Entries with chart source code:
-- -- --

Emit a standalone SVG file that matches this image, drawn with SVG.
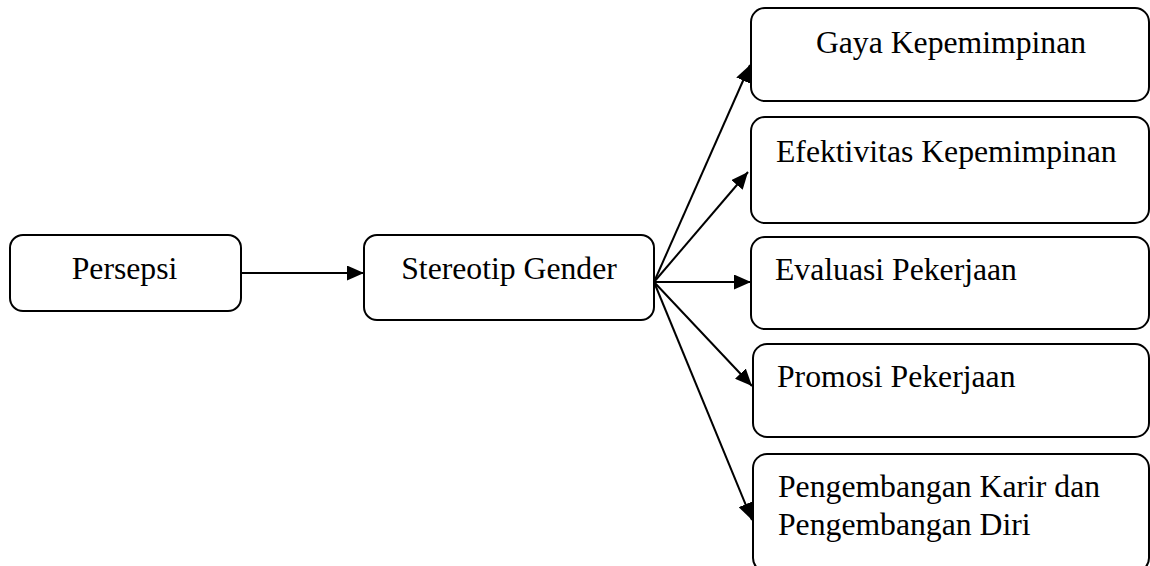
<svg xmlns="http://www.w3.org/2000/svg" width="1150" height="566" viewBox="0 0 1150 566">
<style>
.box{fill:#fff;stroke:#000;stroke-width:2}
.t{font-family:"Liberation Serif","Times New Roman",serif;font-size:31.7px;fill:#000}
.c{text-anchor:middle}
.ln{stroke:#000;stroke-width:2;fill:none}
</style>
<defs>
<marker id="ah2" markerWidth="17" markerHeight="15" refX="17" refY="7.5" orient="auto" markerUnits="userSpaceOnUse" viewBox="0 0 17 15">
<path d="M0,0 L17,7.5 L0,15 Z" fill="#000"/>
</marker>
</defs>
<rect width="1150" height="566" fill="#fff"/>
<g id="persepsi">
<rect class="box" x="10" y="235" width="231" height="76" rx="13"/>
<text class="t c" x="124.5" y="279">Persepsi</text>
</g>
<g id="stereotip">
<rect class="box" x="364" y="235" width="290" height="85" rx="13"/>
<text class="t c" x="509" y="279">Stereotip Gender</text>
</g>
<g id="gaya">
<rect class="box" x="751" y="8" width="398" height="93" rx="14"/>
<text class="t c" x="951" y="53">Gaya Kepemimpinan</text>
</g>
<g id="efektivitas">
<rect class="box" x="751" y="117" width="398" height="106" rx="14"/>
<text class="t" x="776" y="162">Efektivitas Kepemimpinan</text>
</g>
<g id="evaluasi">
<rect class="box" x="751" y="237" width="398" height="92" rx="14"/>
<text class="t" x="775" y="280">Evaluasi Pekerjaan</text>
</g>
<g id="promosi">
<rect class="box" x="753" y="344" width="396" height="93" rx="14"/>
<text class="t" x="777" y="387">Promosi Pekerjaan</text>
</g>
<g id="pengembangan">
<rect class="box" x="753" y="454" width="396" height="118" rx="14"/>
<text class="t" x="778" y="497">Pengembangan Karir dan</text>
<text class="t" x="778" y="535">Pengembangan Diri</text>
</g>
<g id="connectors">
<line class="ln" x1="241" y1="273" x2="364" y2="273" marker-end="url(#ah2)"/>
<line class="ln" x1="654" y1="282" x2="750" y2="65" marker-end="url(#ah2)"/>
<line class="ln" x1="654" y1="282" x2="748" y2="172" marker-end="url(#ah2)"/>
<line class="ln" x1="654" y1="282" x2="751" y2="282" marker-end="url(#ah2)"/>
<line class="ln" x1="654" y1="282" x2="752" y2="386" marker-end="url(#ah2)"/>
<line class="ln" x1="654" y1="282" x2="752" y2="520" marker-end="url(#ah2)"/>
</g>
</svg>
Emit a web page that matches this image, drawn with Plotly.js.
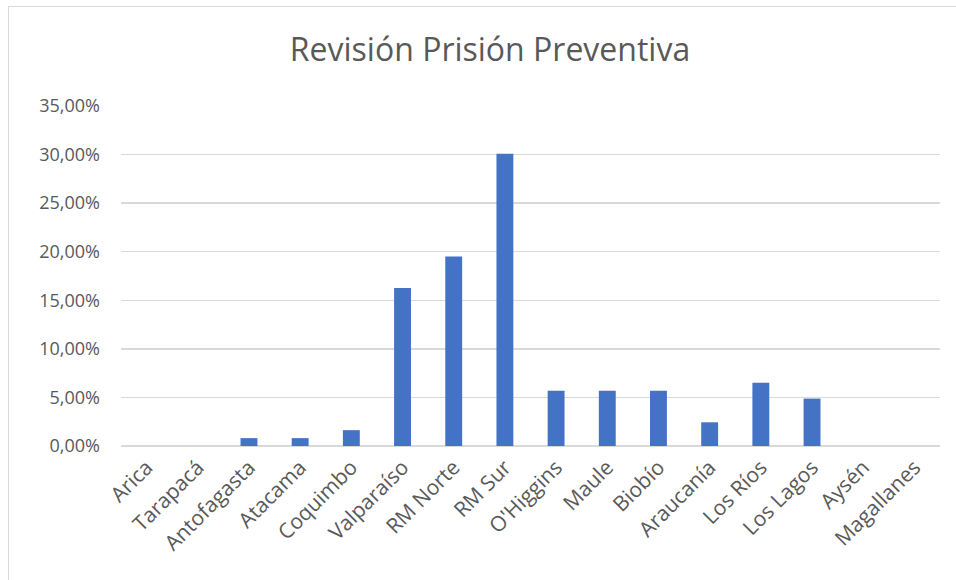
<!DOCTYPE html>
<html>
<head>
<meta charset="utf-8">
<script src="https://cdn.plot.ly/plotly-3.0.1.min.js"></script>
<style>
  html, body { margin: 0; padding: 0; background: #fff; overflow: hidden; }
  #chart { position: absolute; left: 0; top: 0; width: 956px; height: 580px; }
  #frame { position: absolute; left: 8px; top: 6px; width: 1000px; height: 700px;
           border: 1.5px solid #d9d9d9; pointer-events: none; }
</style>
</head>
<body>
<div id="chart"></div>
<div id="frame"></div>
<script>
const regions = ["Arica", "Tarapacá", "Antofagasta", "Atacama", "Coquimbo", "Valparaíso",
  "RM Norte", "RM Sur", "O'Higgins", "Maule", "Biobío", "Araucanía", "Los Ríos",
  "Los Lagos", "Aysén", "Magallanes"];
const shares = [0, 0, 0.0081, 0.0081, 0.0163, 0.1626, 0.1951, 0.3008, 0.0569, 0.0569,
  0.0569, 0.0244, 0.0650, 0.0488, 0, 0];
const tickValues = [0, 0.05, 0.10, 0.15, 0.20, 0.25, 0.30, 0.35];
const tickLabels = ["0,00%", "5,00%", "10,00%", "15,00%", "20,00%", "25,00%", "30,00%", "35,00%"];
const chartTitle = "Revisión Prisión Preventiva";

const font = "'Open Sans', 'Noto Sans', sans-serif";
const trace = {
  type: "bar",
  x: regions,
  y: shares,
  marker: { color: "#4472C4" },
  hoverinfo: "x+y"
};
const layout = {
  width: 956, height: 580,
  margin: { l: 121, r: 16, t: 106, b: 134 },
  paper_bgcolor: "rgba(0,0,0,0)",
  plot_bgcolor: "rgba(0,0,0,0)",
  bargap: 0.67,
  showlegend: false,
  title: {
    text: chartTitle,
    font: { family: font, size: 32, color: "#595959" },
    x: 490 / 956, xanchor: "center", xref: "container",
    y: 1 - 50 / 580, yanchor: "middle", yref: "container"
  },
  xaxis: {
    type: "category",
    tickangle: -45,
    tickfont: { family: font, size: 21, color: "#595959" },
    showgrid: false, showline: false, ticks: "", zeroline: false,
    ticklabelstandoff: 4,
    fixedrange: true
  },
  yaxis: {
    range: [0, 0.35],
    tickvals: tickValues,
    ticktext: tickLabels,
    tickfont: { family: font, size: 18, color: "#595959" },
    showgrid: true, gridcolor: "#d9d9d9", gridwidth: 1.5,
    zeroline: true, zerolinecolor: "#d9d9d9", zerolinewidth: 1.5,
    showline: false, ticks: "", ticklen: 0, ticklabelstandoff: 20,
    fixedrange: true
  }
};
Plotly.newPlot("chart", [trace], layout, { displayModeBar: false, staticPlot: true });
</script>
</body>
</html>
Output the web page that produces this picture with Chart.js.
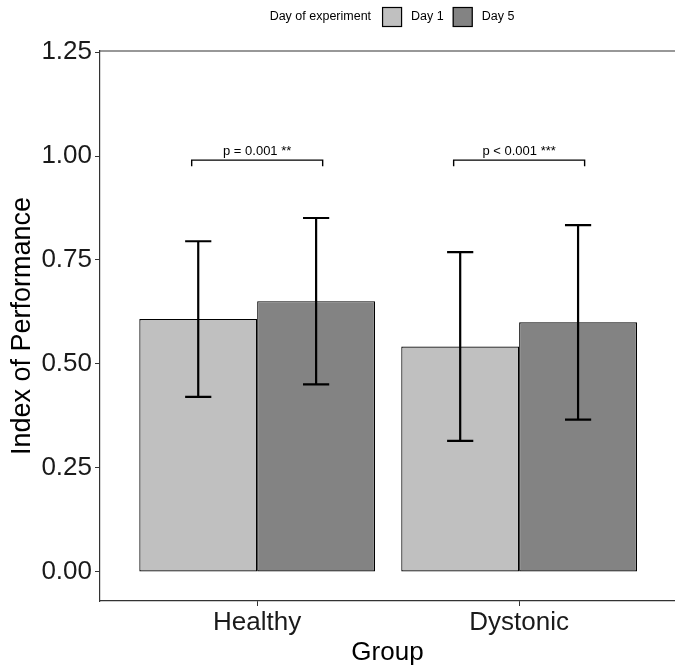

-- -- --

• DIRECTIVE:
Skip the pictures and transcribe the rest of the records exactly.

• ANSWER TO THE TASK:
Emit a standalone SVG file that matches this image, drawn with SVG.
<svg xmlns="http://www.w3.org/2000/svg" width="1150" height="566" viewBox="0 0 1150 566">
<style>
.box{fill:#fff;stroke:#000;stroke-width:2}
.t{font-family:"Liberation Serif","Times New Roman",serif;font-size:31.7px;fill:#000}
.c{text-anchor:middle}
.ln{stroke:#000;stroke-width:2;fill:none}
</style>
<defs>
<marker id="ah2" markerWidth="17" markerHeight="15" refX="17" refY="7.5" orient="auto" markerUnits="userSpaceOnUse" viewBox="0 0 17 15">
<path d="M0,0 L17,7.5 L0,15 Z" fill="#000"/>
</marker>
</defs>
<rect width="1150" height="566" fill="#fff"/>
<g id="persepsi">
<rect class="box" x="10" y="235" width="231" height="76" rx="13"/>
<text class="t c" x="124.5" y="279">Persepsi</text>
</g>
<g id="stereotip">
<rect class="box" x="364" y="235" width="290" height="85" rx="13"/>
<text class="t c" x="509" y="279">Stereotip Gender</text>
</g>
<g id="gaya">
<rect class="box" x="751" y="8" width="398" height="93" rx="14"/>
<text class="t c" x="951" y="53">Gaya Kepemimpinan</text>
</g>
<g id="efektivitas">
<rect class="box" x="751" y="117" width="398" height="106" rx="14"/>
<text class="t" x="776" y="162">Efektivitas Kepemimpinan</text>
</g>
<g id="evaluasi">
<rect class="box" x="751" y="237" width="398" height="92" rx="14"/>
<text class="t" x="775" y="280">Evaluasi Pekerjaan</text>
</g>
<g id="promosi">
<rect class="box" x="753" y="344" width="396" height="93" rx="14"/>
<text class="t" x="777" y="387">Promosi Pekerjaan</text>
</g>
<g id="pengembangan">
<rect class="box" x="753" y="454" width="396" height="118" rx="14"/>
<text class="t" x="778" y="497">Pengembangan Karir dan</text>
<text class="t" x="778" y="535">Pengembangan Diri</text>
</g>
<g id="connectors">
<line class="ln" x1="241" y1="273" x2="364" y2="273" marker-end="url(#ah2)"/>
<line class="ln" x1="654" y1="282" x2="750" y2="65" marker-end="url(#ah2)"/>
<line class="ln" x1="654" y1="282" x2="748" y2="172" marker-end="url(#ah2)"/>
<line class="ln" x1="654" y1="282" x2="751" y2="282" marker-end="url(#ah2)"/>
<line class="ln" x1="654" y1="282" x2="752" y2="386" marker-end="url(#ah2)"/>
<line class="ln" x1="654" y1="282" x2="752" y2="520" marker-end="url(#ah2)"/>
</g>
</svg>
Emit a web page that matches this image, drawn with Plotly.js.
<!DOCTYPE html>
<html>
<head>
<meta charset="utf-8">
<script src="https://cdn.plot.ly/plotly-3.0.1.min.js"></script>
<style>
  html, body { margin: 0; padding: 0; background: #fff; overflow: hidden; }
  #chart { position: absolute; left: 0; top: 0; width: 956px; height: 580px; }
  #frame { position: absolute; left: 8px; top: 6px; width: 1000px; height: 700px;
           border: 1.5px solid #d9d9d9; pointer-events: none; }
</style>
</head>
<body>
<div id="chart"></div>
<div id="frame"></div>
<script>
const regions = ["Arica", "Tarapacá", "Antofagasta", "Atacama", "Coquimbo", "Valparaíso",
  "RM Norte", "RM Sur", "O'Higgins", "Maule", "Biobío", "Araucanía", "Los Ríos",
  "Los Lagos", "Aysén", "Magallanes"];
const shares = [0, 0, 0.0081, 0.0081, 0.0163, 0.1626, 0.1951, 0.3008, 0.0569, 0.0569,
  0.0569, 0.0244, 0.0650, 0.0488, 0, 0];
const tickValues = [0, 0.05, 0.10, 0.15, 0.20, 0.25, 0.30, 0.35];
const tickLabels = ["0,00%", "5,00%", "10,00%", "15,00%", "20,00%", "25,00%", "30,00%", "35,00%"];
const chartTitle = "Revisión Prisión Preventiva";

const font = "'Open Sans', 'Noto Sans', sans-serif";
const trace = {
  type: "bar",
  x: regions,
  y: shares,
  marker: { color: "#4472C4" },
  hoverinfo: "x+y"
};
const layout = {
  width: 956, height: 580,
  margin: { l: 121, r: 16, t: 106, b: 134 },
  paper_bgcolor: "rgba(0,0,0,0)",
  plot_bgcolor: "rgba(0,0,0,0)",
  bargap: 0.67,
  showlegend: false,
  title: {
    text: chartTitle,
    font: { family: font, size: 32, color: "#595959" },
    x: 490 / 956, xanchor: "center", xref: "container",
    y: 1 - 50 / 580, yanchor: "middle", yref: "container"
  },
  xaxis: {
    type: "category",
    tickangle: -45,
    tickfont: { family: font, size: 21, color: "#595959" },
    showgrid: false, showline: false, ticks: "", zeroline: false,
    ticklabelstandoff: 4,
    fixedrange: true
  },
  yaxis: {
    range: [0, 0.35],
    tickvals: tickValues,
    ticktext: tickLabels,
    tickfont: { family: font, size: 18, color: "#595959" },
    showgrid: true, gridcolor: "#d9d9d9", gridwidth: 1.5,
    zeroline: true, zerolinecolor: "#d9d9d9", zerolinewidth: 1.5,
    showline: false, ticks: "", ticklen: 0, ticklabelstandoff: 20,
    fixedrange: true
  }
};
Plotly.newPlot("chart", [trace], layout, { displayModeBar: false, staticPlot: true });
</script>
</body>
</html>
Output the web page that produces this picture with Chart.js.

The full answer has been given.